Dabei kann sich der Bund heute auf 30 Jahre zu Festzinsen von 2,7 Prozent verschulden, Frankreich zu 3,5 Prozent und die Europäische Investitionsbank zu 3,0 Prozent. Das sind im Vergleich zur Inflationsrate von knapp unter zwei Prozent, die die EZB mittelfristig anstrebt, und auch im Vergleich zu den längerfristigen Wachstumsaussichten eines zunehmend integrierten europäischen Wirtschaftsraums niedrige Sätze. Die Gelegenheit sollte unbedingt für die Emission von Anleihen genutzt werden, mit denen sich zukunftsweisende – und Arbeitsplätze schaffende – nationale und supranationale Investitionen finanzieren lassen. Euro-Bonds, so wie sie der Sachverständigenrat in seinen Gutachten vorschlägt, sollten ebenfalls möglichst bald auf die Agenda kommen.
Daneben hindert die künftige Bundesregierung nur wenig daran, die europäische Bankenunion energisch voranzubringen. Da ihre Verhandlungsposition als wichtigster potenzieller Gläubiger zurzeit sehr stark ist, kann das weitgehend zu ihren Bedingungen geschehen. Eine neue Bankenkrise wäre das größte Risiko für den Euro. Daher muss der Bankensektor dringend krisenfest gemacht werden.

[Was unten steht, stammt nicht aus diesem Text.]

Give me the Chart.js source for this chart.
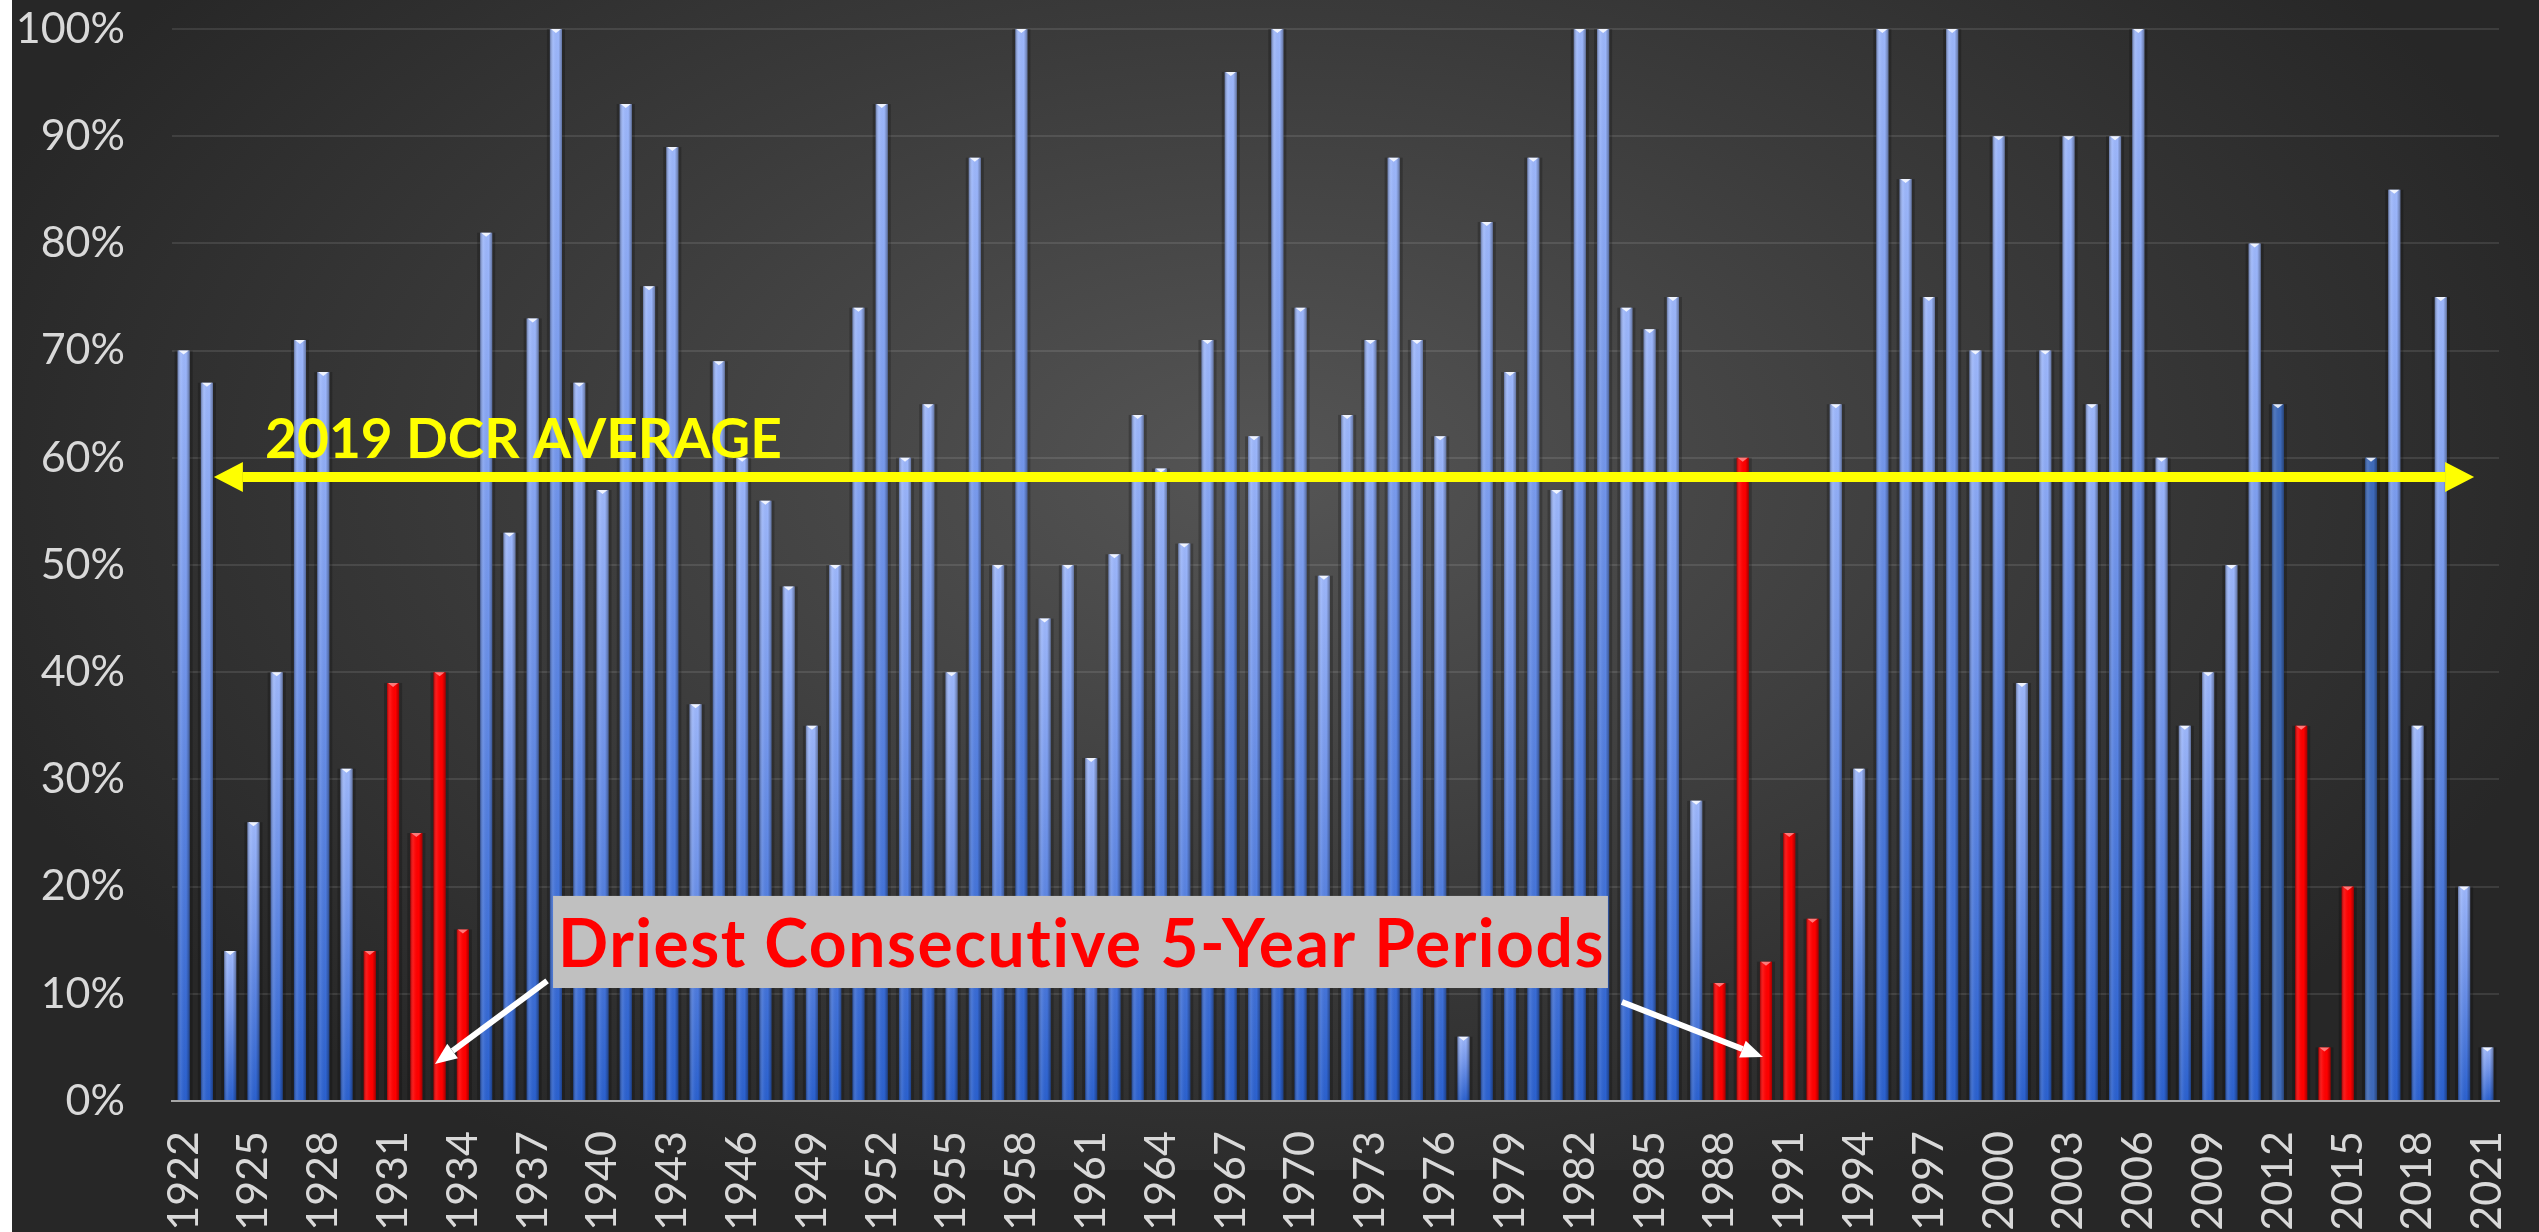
<!DOCTYPE html>
<html>
<head>
<meta charset="utf-8">
<script src="https://cdn.jsdelivr.net/npm/chart.js@4.4.1/dist/chart.umd.min.js"></script>
<style>
  html, body { margin: 0; padding: 0; background: #fff; overflow: hidden; }
  #wrap { position: absolute; left: 12px; top: 0; width: 2527px; height: 1232px; }
</style>
</head>
<body>
<div id="wrap"><canvas id="myChart"></canvas></div>
<script>
// años (categorias)
const years = [
  1922, 1923, 1924, 1925, 1926, 1927, 1928, 1929, 1930, 1931,
  1932, 1933, 1934, 1935, 1936, 1937, 1938, 1939, 1940, 1941,
  1942, 1943, 1944, 1945, 1946, 1947, 1948, 1949, 1950, 1951,
  1952, 1953, 1954, 1955, 1956, 1957, 1958, 1959, 1960, 1961,
  1962, 1963, 1964, 1965, 1966, 1967, 1968, 1969, 1970, 1971,
  1972, 1973, 1974, 1975, 1976, 1977, 1978, 1979, 1980, 1981,
  1982, 1983, 1984, 1985, 1986, 1987, 1988, 1989, 1990, 1991,
  1992, 1993, 1994, 1995, 1996, 1997, 1998, 1999, 2000, 2001,
  2002, 2003, 2004, 2005, 2006, 2007, 2008, 2009, 2010, 2011,
  2012, 2013, 2014, 2015, 2016, 2017, 2018, 2019, 2020, 2021
];

// % de entrega por año
const allocation = [
  70, 67, 14, 26, 40, 71, 68, 31, 14, 39,
  25, 40, 16, 81, 53, 73, 100, 67, 57, 93,
  76, 89, 37, 69, 60, 56, 48, 35, 50, 74,
  93, 60, 65, 40, 88, 50, 100, 45, 50, 32,
  51, 64, 59, 52, 71, 96, 62, 100, 74, 49,
  64, 71, 88, 71, 62, 6, 82, 68, 88, 57,
  100, 100, 74, 72, 75, 28, 11, 60, 13, 25,
  17, 65, 31, 100, 86, 75, 100, 70, 90, 39,
  70, 90, 65, 90, 100, 60, 35, 40, 50, 80,
  65, 35, 5, 20, 60, 85, 35, 75, 20, 5
];

// años secos (rojo) y años marcados (azul oscuro)
const driestYears = [1930, 1931, 1932, 1933, 1934, 1988, 1989, 1990, 1991, 1992, 2013, 2014, 2015];
const markedYears = [2012, 2016];

const yTicks = [0, 10, 20, 30, 40, 50, 60, 70, 80, 90, 100];
const averageValue = 58.2;
const averageLabel = "2019 DCR AVERAGE";
const noteLabel = "Driest Consecutive 5-Year Periods";

function barFill(c) {
  const yr = years[c.dataIndex];
  if (driestYears.includes(yr)) return "#ff0000";
  if (markedYears.includes(yr)) return "#3e6aba";
  const chart = c.chart;
  const ys = chart.scales.y;
  if (!ys || !chart.chartArea) return "#5d85e2";
  const top = ys.getPixelForValue(c.raw);
  const base = ys.getPixelForValue(0);
  const g = chart.ctx.createLinearGradient(0, top, 0, base);
  g.addColorStop(0, "#9db7fb");
  g.addColorStop(0.4, "#7497ec");
  g.addColorStop(1, "#2b61cf");
  return g;
}

// fondo degradado
const fondo = {
  id: "fondo",
  beforeDraw(chart) {
    const ctx = chart.ctx;
    ctx.save();
    ctx.fillStyle = "#272727";
    ctx.fillRect(0, 0, chart.width, chart.height);
    ctx.translate(1250, 470);
    ctx.scale(1.7, 1);
    const g = ctx.createRadialGradient(0, 0, 0, 0, 0, 800);
    g.addColorStop(0, "#555555");
    g.addColorStop(0.55, "#3b3b3b");
    g.addColorStop(1, "#272727");
    ctx.fillStyle = g;
    ctx.fillRect(-900, -700, 1800, 1400);
    ctx.restore();
  }
};

// sombra + brillo de las barras (con la geometria de los elementos)
const relieve = {
  id: "relieve",
  beforeDatasetsDraw(chart) {
    const ctx = chart.ctx;
    const meta = chart.getDatasetMeta(0);
    ctx.save();
    ctx.fillStyle = "rgba(0,0,0,0.22)";
    meta.data.forEach((bar) => {
      ctx.fillRect(bar.x - bar.width / 2 - 3, bar.y, bar.width + 6, bar.base - bar.y);
    });
    ctx.restore();
  },
  afterDatasetsDraw(chart) {
    const ctx = chart.ctx;
    const meta = chart.getDatasetMeta(0);
    ctx.save();
    meta.data.forEach((bar, i) => {
      const l = bar.x - bar.width / 2;
      const g = ctx.createLinearGradient(l, 0, l + bar.width, 0);
      g.addColorStop(0, "rgba(0,0,0,0.35)");
      g.addColorStop(0.3, "rgba(255,255,255,0.08)");
      g.addColorStop(0.7, "rgba(0,0,0,0)");
      g.addColorStop(1, "rgba(0,0,0,0.35)");
      ctx.fillStyle = g;
      ctx.fillRect(l, bar.y, bar.width, bar.base - bar.y);
      const red = driestYears.includes(years[i]);
      ctx.fillStyle = red ? "rgba(255,170,170,0.7)" : "rgba(255,255,255,0.85)";
      ctx.beginPath();
      ctx.moveTo(l + 1, bar.y);
      ctx.lineTo(l + bar.width - 1, bar.y);
      ctx.lineTo(bar.x, bar.y + 4);
      ctx.closePath();
      ctx.fill();
    });
    ctx.restore();
  }
};

function flecha(ctx, x1, y1, x2, y2, w, headLen, headW, color) {
  const ang = Math.atan2(y2 - y1, x2 - x1);
  const bx = x2 - headLen * Math.cos(ang);
  const by = y2 - headLen * Math.sin(ang);
  ctx.strokeStyle = color;
  ctx.fillStyle = color;
  ctx.lineWidth = w;
  ctx.beginPath();
  ctx.moveTo(x1, y1);
  ctx.lineTo(bx, by);
  ctx.stroke();
  ctx.beginPath();
  ctx.moveTo(x2, y2);
  ctx.lineTo(bx + headW / 2 * Math.sin(ang), by - headW / 2 * Math.cos(ang));
  ctx.lineTo(bx - headW / 2 * Math.sin(ang), by + headW / 2 * Math.cos(ang));
  ctx.closePath();
  ctx.fill();
}

// anotaciones (en coordenadas de las escalas)
const anotaciones = {
  id: "anotaciones",
  afterDraw(chart) {
    const ctx = chart.ctx;
    const xs = chart.scales.x;
    const ys = chart.scales.y;
    const px = (i) => xs.getPixelForValue(i);
    const py = (v) => ys.getPixelForValue(v);
    ctx.save();

    // linea promedio con doble flecha
    const yAvg = py(averageValue);
    const xl = px(1.3), xr = px(98.43);
    flecha(ctx, (xl + xr) / 2, yAvg, xl, yAvg, 10, 29, 30, "#ffff00");
    flecha(ctx, (xl + xr) / 2, yAvg, xr, yAvg, 10, 29, 30, "#ffff00");

    ctx.font = "bold 55px Lato";
    ctx.fillStyle = "#ffff00";
    ctx.textBaseline = "alphabetic";
    ctx.textAlign = "left";
    ctx.fillText(averageLabel, px(3.5), py(60.0));

    // caja gris
    ctx.font = "bold 66px Lato";
    ctx.letterSpacing = "1.5px";
    const tx = px(16.09);
    const tw = ctx.measureText(noteLabel).width;
    const top = py(19.13), bottom = py(10.54);
    ctx.fillStyle = "#c0c0c0";
    ctx.fillRect(tx - 5, top, tw + 8, bottom - top);
    ctx.fillStyle = "#ff0000";
    ctx.fillText(noteLabel, tx, py(12.5));
    ctx.letterSpacing = "0px";

    // flechas blancas
    flecha(ctx, px(15.62), py(11.2), px(10.8), py(3.45), 6, 22, 18, "#ffffff");
    flecha(ctx, px(61.81), py(9.24), px(67.87), py(4.1), 6, 22, 18, "#ffffff");
    ctx.restore();
  }
};

const ctx = document.getElementById("myChart");
window.myChart = new Chart(ctx, {
  type: "bar",
  data: {
    labels: years,
    datasets: [
      {
        data: allocation,
        backgroundColor: barFill,
        borderWidth: 0,
        categoryPercentage: 1,
        barPercentage: 0.52,
      },
    ],
  },
  options: {
    responsive: true,
    maintainAspectRatio: false,
    animation: false,
    layout: { autoPadding: false, padding: { top: 29, right: 40, bottom: 0, left: 0 } },
    plugins: {
      legend: { display: false },
      tooltip: { enabled: false },
    },
    scales: {
      x: {
        grid: { display: false, drawTicks: false },
        border: { display: true, color: "#a6a6a6", width: 2 },
        ticks: {
          autoSkip: false,
          minRotation: 90,
          maxRotation: 90,
          padding: 30,
          color: "#d9d9d9",
          font: { family: "Lato", size: 43 },
          callback: (v, i) => (i % 3 === 0 ? String(years[i]) : ""),
        },
        afterFit: (s) => {
          s.height = 131;
          s.paddingLeft = 0;
          s.paddingRight = 0;
        },
      },
      y: {
        min: 0,
        max: 100,
        afterBuildTicks: (s) => { s.ticks = yTicks.map((v) => ({ value: v })); },
        grid: { color: "rgba(255,255,255,0.10)", lineWidth: 2, drawTicks: false },
        border: { display: false },
        ticks: {
          padding: 47,
          color: "#d9d9d9",
          font: { family: "Lato", size: 43 },
          callback: (v) => v + "%",
        },
        afterFit: (s) => {
          s.width = 160;
          s.paddingTop = 0;
          s.paddingBottom = 0;
        },
      },
    },
  },
  plugins: [fondo, relieve, anotaciones],
});
</script>
</body>
</html>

Im Übrigen sind die Marktteilnehmer ganz optimistisch, was die Zukunft der gemeinsamen Währung angeht – sonst wäre der Euro-Wechselkurs nicht so fest. Auch die zehnjährigen Renditen von Staatsanleihen sprechen dafür: Sie liegen in Italien bei 4,2 Prozent, in Spanien bei 4,3, in Irland bei 3,8, in Portugal bei 6,9 und in Griechenland bei 9,5 Prozent. Das sind immer noch hohe Sätze, aber sie sind inzwischen deutlich niedriger als noch vor wenigen Monaten; und sie befinden sich in einem Abwärtstrend.
Nach wie vor ist der Euro auch in der Bevölkerung im Allgemeinen sehr populär. Die Rückkehr zu nationalen Währungen steht auf den Wunschlisten durchgängig ganz unten. Das günstige Umfeld sollte genutzt werden.